Normal people use shared hosting, with runtimes that don't require Linux. It could be something else and PHP, Perl, ASP, JEE stacks will still run.

Normal people use Linux on devices, because it is the best OS OEMs can get their hands on without paying a dime for it.

1 comments

Android apps can use native binaries. Replacing linux without breaking compatibility with apps is rather impossible (unless with some linux compatibility layer)
Have you ever used the NDK?

Android apps are only allowed to link to these specific set of libraries.

https://developer.android.com/ndk/guides/stable_apis.html

To put an hand to the cowboy programmers that were linking to system libraries not part of that list, starting with Android 7, they will be terminated if they try to do so.

https://developer.android.com/about/versions/nougat/android-...

The only form of binaries allowed on a standard Android device are shared objects.
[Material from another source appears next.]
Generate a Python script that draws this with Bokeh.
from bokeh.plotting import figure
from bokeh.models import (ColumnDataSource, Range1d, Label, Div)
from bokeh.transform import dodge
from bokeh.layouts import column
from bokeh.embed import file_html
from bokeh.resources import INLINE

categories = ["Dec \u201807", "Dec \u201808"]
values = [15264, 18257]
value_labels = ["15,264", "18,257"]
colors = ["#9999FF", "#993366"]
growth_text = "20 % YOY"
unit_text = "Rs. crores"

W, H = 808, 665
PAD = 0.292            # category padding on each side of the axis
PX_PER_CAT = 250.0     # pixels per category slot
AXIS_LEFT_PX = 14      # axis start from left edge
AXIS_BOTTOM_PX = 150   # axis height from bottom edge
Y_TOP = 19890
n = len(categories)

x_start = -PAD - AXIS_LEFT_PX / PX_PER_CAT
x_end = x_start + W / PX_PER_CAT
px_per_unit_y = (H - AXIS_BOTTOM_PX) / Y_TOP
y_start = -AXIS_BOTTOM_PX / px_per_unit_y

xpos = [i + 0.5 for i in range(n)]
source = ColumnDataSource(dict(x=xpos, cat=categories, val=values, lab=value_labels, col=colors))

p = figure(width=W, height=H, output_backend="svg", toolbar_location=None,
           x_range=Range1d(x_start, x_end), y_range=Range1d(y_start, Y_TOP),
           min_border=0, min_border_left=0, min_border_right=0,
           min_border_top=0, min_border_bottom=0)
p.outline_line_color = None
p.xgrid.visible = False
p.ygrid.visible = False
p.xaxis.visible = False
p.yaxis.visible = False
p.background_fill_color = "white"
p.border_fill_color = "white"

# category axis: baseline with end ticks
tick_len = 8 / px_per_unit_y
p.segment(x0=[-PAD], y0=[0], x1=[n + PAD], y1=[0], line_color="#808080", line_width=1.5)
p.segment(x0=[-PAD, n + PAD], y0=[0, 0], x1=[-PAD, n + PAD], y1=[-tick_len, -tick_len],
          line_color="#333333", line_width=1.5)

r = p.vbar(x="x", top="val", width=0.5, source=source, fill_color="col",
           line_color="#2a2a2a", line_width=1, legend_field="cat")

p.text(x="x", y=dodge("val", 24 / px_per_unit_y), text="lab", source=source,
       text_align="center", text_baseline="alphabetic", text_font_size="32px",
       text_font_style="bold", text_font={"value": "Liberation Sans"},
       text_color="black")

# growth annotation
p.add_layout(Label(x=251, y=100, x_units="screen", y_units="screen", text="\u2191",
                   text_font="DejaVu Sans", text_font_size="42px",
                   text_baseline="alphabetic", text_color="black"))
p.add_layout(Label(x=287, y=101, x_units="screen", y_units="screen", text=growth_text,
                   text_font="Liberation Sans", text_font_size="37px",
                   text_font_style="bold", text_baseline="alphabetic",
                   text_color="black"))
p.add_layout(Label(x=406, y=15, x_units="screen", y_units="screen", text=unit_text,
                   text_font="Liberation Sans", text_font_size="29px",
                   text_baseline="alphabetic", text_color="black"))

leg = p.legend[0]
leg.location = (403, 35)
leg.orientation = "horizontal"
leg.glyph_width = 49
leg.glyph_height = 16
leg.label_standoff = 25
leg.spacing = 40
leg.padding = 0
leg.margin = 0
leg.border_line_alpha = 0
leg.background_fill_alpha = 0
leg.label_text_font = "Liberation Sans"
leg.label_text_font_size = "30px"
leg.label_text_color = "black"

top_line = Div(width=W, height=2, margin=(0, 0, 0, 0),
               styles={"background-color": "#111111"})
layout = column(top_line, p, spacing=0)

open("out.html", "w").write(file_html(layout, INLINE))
The Native Activity is actually just the native method calls of https://developer.android.com/reference/android/app/NativeAc... that loads a shared object with a predefined name.

None of the stable NDK APIs are GNU/Linux specific and the POSIX layer isn't fully compliant with the standard, many APIs like e.g. SYS V IPC are missing.

http://www.cs.columbia.edu/~vatlidak/resources/POSIXmagazine...

https://roxanageambasu.github.io/publications/eurosys2016pos...

Rooted devices don't count, as that is not what people get on the store when they buy an Android device.